*Provided data*:
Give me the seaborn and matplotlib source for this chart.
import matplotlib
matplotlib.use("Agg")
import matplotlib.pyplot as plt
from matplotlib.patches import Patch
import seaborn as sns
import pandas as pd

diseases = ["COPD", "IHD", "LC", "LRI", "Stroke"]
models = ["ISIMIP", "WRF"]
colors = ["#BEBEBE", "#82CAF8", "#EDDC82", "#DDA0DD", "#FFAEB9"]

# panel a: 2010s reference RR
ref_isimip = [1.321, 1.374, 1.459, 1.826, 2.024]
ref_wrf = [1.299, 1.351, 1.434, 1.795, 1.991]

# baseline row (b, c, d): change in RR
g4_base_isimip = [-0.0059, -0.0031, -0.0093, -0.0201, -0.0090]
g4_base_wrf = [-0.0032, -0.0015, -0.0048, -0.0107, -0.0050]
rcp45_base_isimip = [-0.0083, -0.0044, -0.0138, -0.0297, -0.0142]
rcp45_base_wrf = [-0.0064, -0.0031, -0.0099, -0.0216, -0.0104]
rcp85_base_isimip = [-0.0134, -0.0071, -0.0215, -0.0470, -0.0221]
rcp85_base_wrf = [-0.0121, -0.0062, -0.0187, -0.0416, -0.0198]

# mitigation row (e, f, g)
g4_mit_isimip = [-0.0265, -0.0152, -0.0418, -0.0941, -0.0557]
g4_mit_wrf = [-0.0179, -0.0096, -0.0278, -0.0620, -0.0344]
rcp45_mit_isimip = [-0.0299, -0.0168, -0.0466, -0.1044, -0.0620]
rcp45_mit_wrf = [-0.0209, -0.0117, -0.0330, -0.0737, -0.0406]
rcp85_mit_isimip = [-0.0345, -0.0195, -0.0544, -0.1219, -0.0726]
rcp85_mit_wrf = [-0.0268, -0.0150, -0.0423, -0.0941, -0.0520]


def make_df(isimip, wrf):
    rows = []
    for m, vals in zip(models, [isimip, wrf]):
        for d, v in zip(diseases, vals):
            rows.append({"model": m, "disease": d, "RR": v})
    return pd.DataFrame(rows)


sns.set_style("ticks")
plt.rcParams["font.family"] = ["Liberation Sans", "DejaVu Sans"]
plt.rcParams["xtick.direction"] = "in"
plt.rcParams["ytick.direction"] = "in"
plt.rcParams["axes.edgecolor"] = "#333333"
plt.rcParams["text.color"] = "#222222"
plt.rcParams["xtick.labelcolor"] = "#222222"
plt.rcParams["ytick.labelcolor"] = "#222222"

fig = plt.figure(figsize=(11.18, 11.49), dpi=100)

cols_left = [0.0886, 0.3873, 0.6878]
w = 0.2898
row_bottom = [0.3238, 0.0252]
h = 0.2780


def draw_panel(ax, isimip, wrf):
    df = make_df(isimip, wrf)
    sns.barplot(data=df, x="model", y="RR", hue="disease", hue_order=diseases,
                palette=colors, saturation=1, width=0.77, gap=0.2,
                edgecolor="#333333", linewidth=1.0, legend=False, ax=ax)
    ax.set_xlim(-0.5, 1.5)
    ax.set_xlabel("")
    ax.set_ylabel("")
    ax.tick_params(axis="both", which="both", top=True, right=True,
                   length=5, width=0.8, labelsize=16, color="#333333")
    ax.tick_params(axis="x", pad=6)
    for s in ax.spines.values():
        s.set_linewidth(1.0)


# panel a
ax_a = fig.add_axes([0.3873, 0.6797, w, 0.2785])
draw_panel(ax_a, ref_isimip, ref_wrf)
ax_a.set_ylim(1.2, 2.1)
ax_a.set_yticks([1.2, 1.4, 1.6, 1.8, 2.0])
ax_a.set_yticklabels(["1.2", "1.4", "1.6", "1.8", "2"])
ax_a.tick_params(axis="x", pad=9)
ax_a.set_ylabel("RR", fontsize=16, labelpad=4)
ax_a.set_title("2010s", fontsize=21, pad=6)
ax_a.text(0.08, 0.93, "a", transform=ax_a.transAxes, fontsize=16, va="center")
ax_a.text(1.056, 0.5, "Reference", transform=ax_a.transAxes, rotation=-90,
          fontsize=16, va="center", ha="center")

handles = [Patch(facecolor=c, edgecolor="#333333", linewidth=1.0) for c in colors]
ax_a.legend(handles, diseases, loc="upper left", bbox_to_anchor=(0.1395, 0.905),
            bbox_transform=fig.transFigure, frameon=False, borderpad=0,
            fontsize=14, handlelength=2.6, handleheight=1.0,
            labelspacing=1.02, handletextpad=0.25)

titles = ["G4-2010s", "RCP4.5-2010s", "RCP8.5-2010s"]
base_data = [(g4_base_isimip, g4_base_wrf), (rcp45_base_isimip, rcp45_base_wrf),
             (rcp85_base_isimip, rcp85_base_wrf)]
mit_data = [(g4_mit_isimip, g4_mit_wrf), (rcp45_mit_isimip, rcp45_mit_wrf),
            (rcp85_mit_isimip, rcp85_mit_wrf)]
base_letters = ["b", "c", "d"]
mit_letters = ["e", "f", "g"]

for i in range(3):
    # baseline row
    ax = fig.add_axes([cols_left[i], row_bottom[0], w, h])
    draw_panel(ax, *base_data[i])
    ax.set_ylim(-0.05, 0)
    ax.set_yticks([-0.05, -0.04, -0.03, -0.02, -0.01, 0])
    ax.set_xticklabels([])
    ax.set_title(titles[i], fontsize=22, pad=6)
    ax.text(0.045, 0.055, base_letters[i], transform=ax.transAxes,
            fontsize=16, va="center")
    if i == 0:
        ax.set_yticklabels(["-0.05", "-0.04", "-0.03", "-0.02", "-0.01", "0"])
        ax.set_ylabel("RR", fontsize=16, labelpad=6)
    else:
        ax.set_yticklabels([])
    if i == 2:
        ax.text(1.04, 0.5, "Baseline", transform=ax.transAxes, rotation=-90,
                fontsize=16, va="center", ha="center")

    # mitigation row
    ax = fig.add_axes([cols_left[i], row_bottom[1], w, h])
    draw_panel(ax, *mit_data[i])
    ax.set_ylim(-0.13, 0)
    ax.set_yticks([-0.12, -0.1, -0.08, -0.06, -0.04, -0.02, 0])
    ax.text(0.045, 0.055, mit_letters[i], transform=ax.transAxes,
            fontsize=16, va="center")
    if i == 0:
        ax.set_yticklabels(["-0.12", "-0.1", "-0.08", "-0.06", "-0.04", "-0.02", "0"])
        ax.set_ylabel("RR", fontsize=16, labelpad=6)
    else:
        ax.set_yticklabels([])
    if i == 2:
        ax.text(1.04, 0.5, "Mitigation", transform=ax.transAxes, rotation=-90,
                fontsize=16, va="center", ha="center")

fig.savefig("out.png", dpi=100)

*Brief*: Exactly repeat the lines above, from the opening line through the one with "import pandas as pd", and include nothing else.

*Solution to the problem*:
Give me the seaborn and matplotlib source for this chart.
import matplotlib
matplotlib.use("Agg")
import matplotlib.pyplot as plt
from matplotlib.patches import Patch
import seaborn as sns
import pandas as pd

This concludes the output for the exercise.